Как бы цинично это ни звучало, не только будучи кинозрителем, но и наблюдателем каких-то сцен, даже самых отчаянных, которые происходят порой со мной в реальной жизни, я могу отмечать про себя: «А это делается так!». Просто мой ум заточен под впитывание, запоминание эмоций, впечатлений, переживаний. Потом, во время съемок или репетиций, этот багаж накопленных впечатлений оказывает неоценимую помощь. Воображение остается с тобой, но если тебе удается «достать» изнутри себя то, о чем сам никогда бы не хотел вспоминать, но сейчас это необходимо, то это бесценно. Во время просмотра каждый фильм может при желании превратиться в мастер-класс для актера. Это не обязательно происходит каждый раз, но иногда я сознательно всматриваюсь в игру актеров, пытаясь найти «ключи», с помощью которых они передают то или иное состояние. Я испытываю страсть к фильмам с захватывающим сюжетом и неожиданной развязкой. Мой самый любимый фильм в этой категории «Лучшее предложение» Джузеппе Торнаторе. Я часто его пересматриваю, и всегда жалею, что знаю финал. Меня оглушил сериал «Игра престолов». Я посмотрела сразу пять сезонов всего за несколько дней, и погружение в этот воображаемый мир оказалась настолько глубоким, что потом еще некоторое время сквозь призму его образной системы я воспринимала и окружающий мир.
Вы смотрите фильмы со своим участием?
Если это премьера, на которую я прихожу вместе со своей семьей, то да. Моя семья поддерживала меня в моем профессиональном выборе со студенческих лет. Она всегда в курсе всех моих последних событий, и мне безумно важна ее поддержка. Ей всегда все нравится, она очень любит творчество своей дочери. Какие-то знаковые фильмы мне самой было важно посмотреть целиком, чтобы понять, удалось ли передать идеи, которые были в них заложены, или удалось ли запечатлеть ту атмосферу, которая присутствовала на съемочной площадке. Но обычно актеры на себя не любят смотреть, потому что в таких случаях всегда найдешь, к чему придраться. Особенно чреваты такие просмотры для личностей вроде меня – склонных к самокопанию.
Какой образ жизни ведет актриса?
Меня учили тому, что «невозможно быть убедительным в кадре, если ты пуст внутри». Мне привили любовь к чтению настолько, стоит мне заполучить свободную минуту и хорошую книгу, как весь окружающий мир для меня исчезает, я могу не есть и не спать, пока ее не прочитаю. Образ жизни актрисы подчинен принципу постоянного внутреннего обогащения. Помимо этого необходимо держать свое тело в постоянном тонусе.
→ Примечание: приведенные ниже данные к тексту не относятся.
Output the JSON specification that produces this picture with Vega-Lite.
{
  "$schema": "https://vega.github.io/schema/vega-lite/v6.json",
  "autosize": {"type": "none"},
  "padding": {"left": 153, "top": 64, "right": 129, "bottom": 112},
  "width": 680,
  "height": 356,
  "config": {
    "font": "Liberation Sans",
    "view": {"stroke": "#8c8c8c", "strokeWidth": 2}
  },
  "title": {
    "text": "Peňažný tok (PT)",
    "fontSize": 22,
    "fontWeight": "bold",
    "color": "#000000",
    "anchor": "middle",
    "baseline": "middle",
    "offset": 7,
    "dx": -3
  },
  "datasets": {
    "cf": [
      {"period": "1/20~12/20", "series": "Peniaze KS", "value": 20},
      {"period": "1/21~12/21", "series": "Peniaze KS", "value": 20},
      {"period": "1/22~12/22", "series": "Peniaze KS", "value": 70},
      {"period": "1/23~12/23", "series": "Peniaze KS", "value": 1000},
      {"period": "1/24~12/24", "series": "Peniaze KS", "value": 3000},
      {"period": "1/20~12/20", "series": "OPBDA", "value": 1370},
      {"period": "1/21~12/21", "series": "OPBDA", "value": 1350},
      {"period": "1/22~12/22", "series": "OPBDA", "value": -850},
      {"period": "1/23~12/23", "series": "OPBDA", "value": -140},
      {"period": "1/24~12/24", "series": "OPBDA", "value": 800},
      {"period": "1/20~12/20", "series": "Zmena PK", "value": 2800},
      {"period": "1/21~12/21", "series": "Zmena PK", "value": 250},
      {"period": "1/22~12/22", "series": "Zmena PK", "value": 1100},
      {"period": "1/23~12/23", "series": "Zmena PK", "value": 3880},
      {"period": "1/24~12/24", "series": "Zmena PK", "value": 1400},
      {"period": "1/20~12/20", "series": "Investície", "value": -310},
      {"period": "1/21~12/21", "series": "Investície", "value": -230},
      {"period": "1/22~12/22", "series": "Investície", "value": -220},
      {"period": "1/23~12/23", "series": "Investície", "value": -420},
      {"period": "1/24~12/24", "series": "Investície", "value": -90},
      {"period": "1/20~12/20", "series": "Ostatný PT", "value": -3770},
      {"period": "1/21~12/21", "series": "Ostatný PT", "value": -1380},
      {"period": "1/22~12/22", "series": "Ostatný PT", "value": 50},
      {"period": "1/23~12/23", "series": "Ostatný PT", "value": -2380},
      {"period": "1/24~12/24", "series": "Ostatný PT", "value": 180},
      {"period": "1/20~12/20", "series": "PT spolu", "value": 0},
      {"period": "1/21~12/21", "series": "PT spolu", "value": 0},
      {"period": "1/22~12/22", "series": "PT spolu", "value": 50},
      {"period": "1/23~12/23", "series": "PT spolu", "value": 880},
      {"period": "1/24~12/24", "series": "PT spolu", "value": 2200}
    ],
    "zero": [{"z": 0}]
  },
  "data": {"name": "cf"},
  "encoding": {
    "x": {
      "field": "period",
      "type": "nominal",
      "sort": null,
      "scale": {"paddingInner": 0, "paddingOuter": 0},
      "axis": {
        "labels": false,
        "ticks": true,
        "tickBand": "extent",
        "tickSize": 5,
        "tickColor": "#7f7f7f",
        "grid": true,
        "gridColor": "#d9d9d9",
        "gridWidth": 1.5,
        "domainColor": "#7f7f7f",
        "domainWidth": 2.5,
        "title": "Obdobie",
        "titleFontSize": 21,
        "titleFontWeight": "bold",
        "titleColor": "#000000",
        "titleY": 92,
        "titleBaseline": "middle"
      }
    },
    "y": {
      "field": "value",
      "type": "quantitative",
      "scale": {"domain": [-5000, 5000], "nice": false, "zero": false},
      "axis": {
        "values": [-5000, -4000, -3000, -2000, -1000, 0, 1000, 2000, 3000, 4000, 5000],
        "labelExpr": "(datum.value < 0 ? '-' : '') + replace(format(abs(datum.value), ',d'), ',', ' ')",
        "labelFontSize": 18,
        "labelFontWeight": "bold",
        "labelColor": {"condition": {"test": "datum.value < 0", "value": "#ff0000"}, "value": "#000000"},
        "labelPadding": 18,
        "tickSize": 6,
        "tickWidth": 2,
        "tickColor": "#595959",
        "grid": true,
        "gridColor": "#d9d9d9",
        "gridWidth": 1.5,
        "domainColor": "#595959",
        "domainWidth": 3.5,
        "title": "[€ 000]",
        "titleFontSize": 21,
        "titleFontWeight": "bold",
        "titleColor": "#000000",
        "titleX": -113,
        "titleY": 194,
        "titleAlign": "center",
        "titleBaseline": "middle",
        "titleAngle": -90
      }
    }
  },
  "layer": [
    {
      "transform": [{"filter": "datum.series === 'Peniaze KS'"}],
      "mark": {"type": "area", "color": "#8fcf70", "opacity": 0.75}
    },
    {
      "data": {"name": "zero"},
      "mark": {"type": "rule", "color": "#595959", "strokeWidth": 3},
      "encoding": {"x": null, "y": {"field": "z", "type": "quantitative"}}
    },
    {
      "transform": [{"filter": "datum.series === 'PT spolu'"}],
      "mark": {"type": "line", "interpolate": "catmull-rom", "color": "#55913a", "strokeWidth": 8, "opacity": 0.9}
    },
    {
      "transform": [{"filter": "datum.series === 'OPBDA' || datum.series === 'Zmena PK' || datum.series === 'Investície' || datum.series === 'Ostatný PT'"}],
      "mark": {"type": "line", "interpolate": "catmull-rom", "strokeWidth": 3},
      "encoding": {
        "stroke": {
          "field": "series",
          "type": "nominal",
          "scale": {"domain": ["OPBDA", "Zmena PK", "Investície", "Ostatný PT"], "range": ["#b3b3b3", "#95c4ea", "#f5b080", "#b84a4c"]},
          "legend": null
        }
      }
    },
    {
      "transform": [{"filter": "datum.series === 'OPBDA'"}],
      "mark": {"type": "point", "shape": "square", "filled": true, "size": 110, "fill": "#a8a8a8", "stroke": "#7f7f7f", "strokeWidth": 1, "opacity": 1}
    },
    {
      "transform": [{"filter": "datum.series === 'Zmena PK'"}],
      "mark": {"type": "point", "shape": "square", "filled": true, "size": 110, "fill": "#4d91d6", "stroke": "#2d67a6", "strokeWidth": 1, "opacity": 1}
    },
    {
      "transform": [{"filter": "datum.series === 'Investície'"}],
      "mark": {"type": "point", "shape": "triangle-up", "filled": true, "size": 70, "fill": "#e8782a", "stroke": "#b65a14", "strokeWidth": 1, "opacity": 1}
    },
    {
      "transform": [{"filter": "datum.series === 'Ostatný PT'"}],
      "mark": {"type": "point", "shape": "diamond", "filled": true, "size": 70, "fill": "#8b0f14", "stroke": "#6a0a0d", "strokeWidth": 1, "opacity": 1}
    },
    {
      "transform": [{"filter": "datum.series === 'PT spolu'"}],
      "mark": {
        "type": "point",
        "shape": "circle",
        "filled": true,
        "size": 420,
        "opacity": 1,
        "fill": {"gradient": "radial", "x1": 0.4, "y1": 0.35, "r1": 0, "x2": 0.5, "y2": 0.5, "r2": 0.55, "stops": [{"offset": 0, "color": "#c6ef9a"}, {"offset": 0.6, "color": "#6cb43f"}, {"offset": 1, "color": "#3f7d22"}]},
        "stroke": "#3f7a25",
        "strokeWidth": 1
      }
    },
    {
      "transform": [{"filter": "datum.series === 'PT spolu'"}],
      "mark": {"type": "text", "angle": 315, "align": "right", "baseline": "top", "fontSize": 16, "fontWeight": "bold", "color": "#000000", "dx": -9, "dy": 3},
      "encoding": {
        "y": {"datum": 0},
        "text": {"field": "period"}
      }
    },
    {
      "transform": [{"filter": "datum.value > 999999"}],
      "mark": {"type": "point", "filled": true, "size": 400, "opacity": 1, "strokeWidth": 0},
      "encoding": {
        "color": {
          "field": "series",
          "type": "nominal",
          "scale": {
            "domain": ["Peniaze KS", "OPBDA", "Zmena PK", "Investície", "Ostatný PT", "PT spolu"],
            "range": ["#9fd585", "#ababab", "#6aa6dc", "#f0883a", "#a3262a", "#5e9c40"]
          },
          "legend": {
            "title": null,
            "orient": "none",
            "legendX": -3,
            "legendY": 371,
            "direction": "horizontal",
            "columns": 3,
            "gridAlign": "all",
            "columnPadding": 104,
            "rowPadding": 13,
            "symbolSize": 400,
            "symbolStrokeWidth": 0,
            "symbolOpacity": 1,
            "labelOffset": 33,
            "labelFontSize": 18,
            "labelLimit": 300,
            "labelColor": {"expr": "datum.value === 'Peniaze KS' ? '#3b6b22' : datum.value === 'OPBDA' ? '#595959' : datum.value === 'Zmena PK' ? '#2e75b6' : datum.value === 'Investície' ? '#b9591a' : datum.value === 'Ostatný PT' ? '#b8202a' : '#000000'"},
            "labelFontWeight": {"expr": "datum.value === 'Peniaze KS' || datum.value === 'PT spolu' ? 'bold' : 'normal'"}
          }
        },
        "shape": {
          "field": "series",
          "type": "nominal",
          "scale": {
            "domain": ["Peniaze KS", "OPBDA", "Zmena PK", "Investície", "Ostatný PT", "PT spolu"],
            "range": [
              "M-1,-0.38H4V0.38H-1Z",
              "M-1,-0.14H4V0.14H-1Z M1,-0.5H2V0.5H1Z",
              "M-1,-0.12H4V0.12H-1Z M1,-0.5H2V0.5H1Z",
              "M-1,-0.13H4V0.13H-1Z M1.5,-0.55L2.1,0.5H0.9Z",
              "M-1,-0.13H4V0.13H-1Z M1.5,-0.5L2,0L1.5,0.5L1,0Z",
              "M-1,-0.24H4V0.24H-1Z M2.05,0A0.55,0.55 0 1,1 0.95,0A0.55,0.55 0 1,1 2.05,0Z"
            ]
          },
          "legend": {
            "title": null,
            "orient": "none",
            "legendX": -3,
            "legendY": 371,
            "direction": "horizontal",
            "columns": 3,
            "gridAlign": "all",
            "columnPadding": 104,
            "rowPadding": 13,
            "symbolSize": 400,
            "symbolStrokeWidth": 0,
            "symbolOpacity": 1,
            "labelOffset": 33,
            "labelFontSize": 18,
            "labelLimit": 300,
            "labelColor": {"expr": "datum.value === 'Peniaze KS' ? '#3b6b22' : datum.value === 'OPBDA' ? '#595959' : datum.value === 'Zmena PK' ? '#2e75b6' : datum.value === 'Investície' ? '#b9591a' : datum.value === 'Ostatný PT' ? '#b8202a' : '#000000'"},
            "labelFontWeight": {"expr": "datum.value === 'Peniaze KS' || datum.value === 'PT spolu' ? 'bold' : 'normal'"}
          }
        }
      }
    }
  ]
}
У меня есть комплекс, который по сути я составила себе сама. Это очень индивидуальный набор упражнений, которые я брала из разных источников. Плюс утренние пробежки, которые я совершаю, как только на улице становится тепло.
Образ жизни актрисы предполагает и некоторые ограничения. Я очень люблю путешествовать, и никогда так не бываю так счастлива, как если я куда-то еду. Но моя жизнь спонтанна. В отличие, например, от моей сестры, я не могу запланировать отпуск в какой-то определенный период. С ролями и в кино и в театре может быть то пусто, то густо. То, что требуется от актера в эти «моменты пустоты», – быть организованным и способным делать содержательной свою жизнь. Бывает моменты, когда опускаются руки и кажется, что ничего не происходит. Но потом я понимаю, что это было то, что мне нужно в этот период моей жизни.
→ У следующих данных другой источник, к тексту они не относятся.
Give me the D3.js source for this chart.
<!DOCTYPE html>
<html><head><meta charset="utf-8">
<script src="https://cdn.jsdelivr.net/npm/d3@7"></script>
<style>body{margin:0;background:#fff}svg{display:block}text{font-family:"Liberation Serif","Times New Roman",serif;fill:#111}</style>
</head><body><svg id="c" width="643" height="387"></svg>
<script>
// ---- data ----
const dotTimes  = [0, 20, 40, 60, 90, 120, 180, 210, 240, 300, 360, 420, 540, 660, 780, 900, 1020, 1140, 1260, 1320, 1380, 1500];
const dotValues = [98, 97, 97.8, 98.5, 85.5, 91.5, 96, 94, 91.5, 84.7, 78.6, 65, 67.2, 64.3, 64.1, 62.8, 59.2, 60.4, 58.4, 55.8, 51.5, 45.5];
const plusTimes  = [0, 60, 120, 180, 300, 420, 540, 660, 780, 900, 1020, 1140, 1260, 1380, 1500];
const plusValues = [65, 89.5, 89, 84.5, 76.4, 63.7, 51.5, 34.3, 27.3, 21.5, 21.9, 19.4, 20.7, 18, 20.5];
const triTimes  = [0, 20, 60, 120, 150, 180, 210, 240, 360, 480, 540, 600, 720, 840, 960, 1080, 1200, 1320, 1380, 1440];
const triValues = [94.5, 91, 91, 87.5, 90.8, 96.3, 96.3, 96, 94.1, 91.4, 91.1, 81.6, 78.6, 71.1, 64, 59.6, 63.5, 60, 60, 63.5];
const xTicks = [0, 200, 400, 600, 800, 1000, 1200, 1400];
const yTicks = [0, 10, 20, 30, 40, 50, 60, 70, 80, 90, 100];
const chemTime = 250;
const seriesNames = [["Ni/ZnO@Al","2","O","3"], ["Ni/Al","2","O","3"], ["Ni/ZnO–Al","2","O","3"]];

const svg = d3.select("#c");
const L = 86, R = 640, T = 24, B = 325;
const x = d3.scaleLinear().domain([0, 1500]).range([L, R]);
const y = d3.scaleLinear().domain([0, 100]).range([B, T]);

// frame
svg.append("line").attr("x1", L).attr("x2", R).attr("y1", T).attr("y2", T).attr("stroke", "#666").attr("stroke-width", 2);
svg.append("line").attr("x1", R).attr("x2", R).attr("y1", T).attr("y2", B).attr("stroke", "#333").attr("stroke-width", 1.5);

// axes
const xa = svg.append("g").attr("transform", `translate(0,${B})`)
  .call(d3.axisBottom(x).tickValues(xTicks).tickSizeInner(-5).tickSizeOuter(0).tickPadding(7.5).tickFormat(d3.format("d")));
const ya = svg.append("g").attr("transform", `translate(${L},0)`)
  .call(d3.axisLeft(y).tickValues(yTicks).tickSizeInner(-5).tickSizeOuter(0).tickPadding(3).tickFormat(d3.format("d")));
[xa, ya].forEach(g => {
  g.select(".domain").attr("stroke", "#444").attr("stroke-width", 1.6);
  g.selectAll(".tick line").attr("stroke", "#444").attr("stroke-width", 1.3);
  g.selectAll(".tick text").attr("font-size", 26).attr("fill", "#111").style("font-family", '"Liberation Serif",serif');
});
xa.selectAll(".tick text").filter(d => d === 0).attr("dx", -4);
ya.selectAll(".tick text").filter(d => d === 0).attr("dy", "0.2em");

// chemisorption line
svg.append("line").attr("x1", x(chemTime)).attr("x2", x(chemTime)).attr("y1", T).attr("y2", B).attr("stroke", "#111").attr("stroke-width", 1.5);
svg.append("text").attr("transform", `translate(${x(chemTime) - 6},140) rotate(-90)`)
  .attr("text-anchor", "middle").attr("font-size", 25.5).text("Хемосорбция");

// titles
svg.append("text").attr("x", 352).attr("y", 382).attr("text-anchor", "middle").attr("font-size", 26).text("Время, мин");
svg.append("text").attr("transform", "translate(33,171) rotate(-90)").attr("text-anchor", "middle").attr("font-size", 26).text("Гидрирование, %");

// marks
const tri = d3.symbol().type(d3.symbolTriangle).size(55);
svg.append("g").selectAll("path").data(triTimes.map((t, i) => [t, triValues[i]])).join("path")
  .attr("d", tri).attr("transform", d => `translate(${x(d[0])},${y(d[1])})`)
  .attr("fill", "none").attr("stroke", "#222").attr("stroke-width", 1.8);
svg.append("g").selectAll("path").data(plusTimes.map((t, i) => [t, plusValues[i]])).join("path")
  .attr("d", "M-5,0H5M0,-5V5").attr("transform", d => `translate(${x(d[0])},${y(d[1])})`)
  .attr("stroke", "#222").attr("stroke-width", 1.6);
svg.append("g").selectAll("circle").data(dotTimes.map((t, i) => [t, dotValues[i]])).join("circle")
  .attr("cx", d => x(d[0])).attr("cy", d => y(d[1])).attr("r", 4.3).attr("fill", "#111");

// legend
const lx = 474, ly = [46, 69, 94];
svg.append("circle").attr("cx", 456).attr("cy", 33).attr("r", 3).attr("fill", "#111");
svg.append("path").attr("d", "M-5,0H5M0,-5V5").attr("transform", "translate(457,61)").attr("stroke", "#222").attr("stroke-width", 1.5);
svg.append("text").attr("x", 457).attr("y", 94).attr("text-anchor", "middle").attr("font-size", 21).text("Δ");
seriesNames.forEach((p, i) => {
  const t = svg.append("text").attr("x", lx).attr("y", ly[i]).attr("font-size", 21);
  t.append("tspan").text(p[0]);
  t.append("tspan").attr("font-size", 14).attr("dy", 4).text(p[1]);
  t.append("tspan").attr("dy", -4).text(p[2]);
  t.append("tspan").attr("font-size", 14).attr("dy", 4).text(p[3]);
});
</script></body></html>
Однажды на пробах я услышала такую фразу, и она навсегда отпечаталась в моем сознании: «Актер подобно спортсмену – постоянно готовится к своим главным съемкам, которые у него случаются с такой же частотой как и олимпиады. Все эти несколько лет он тренируется и работает над собой ради того самого главного выхода на съемочную площадку».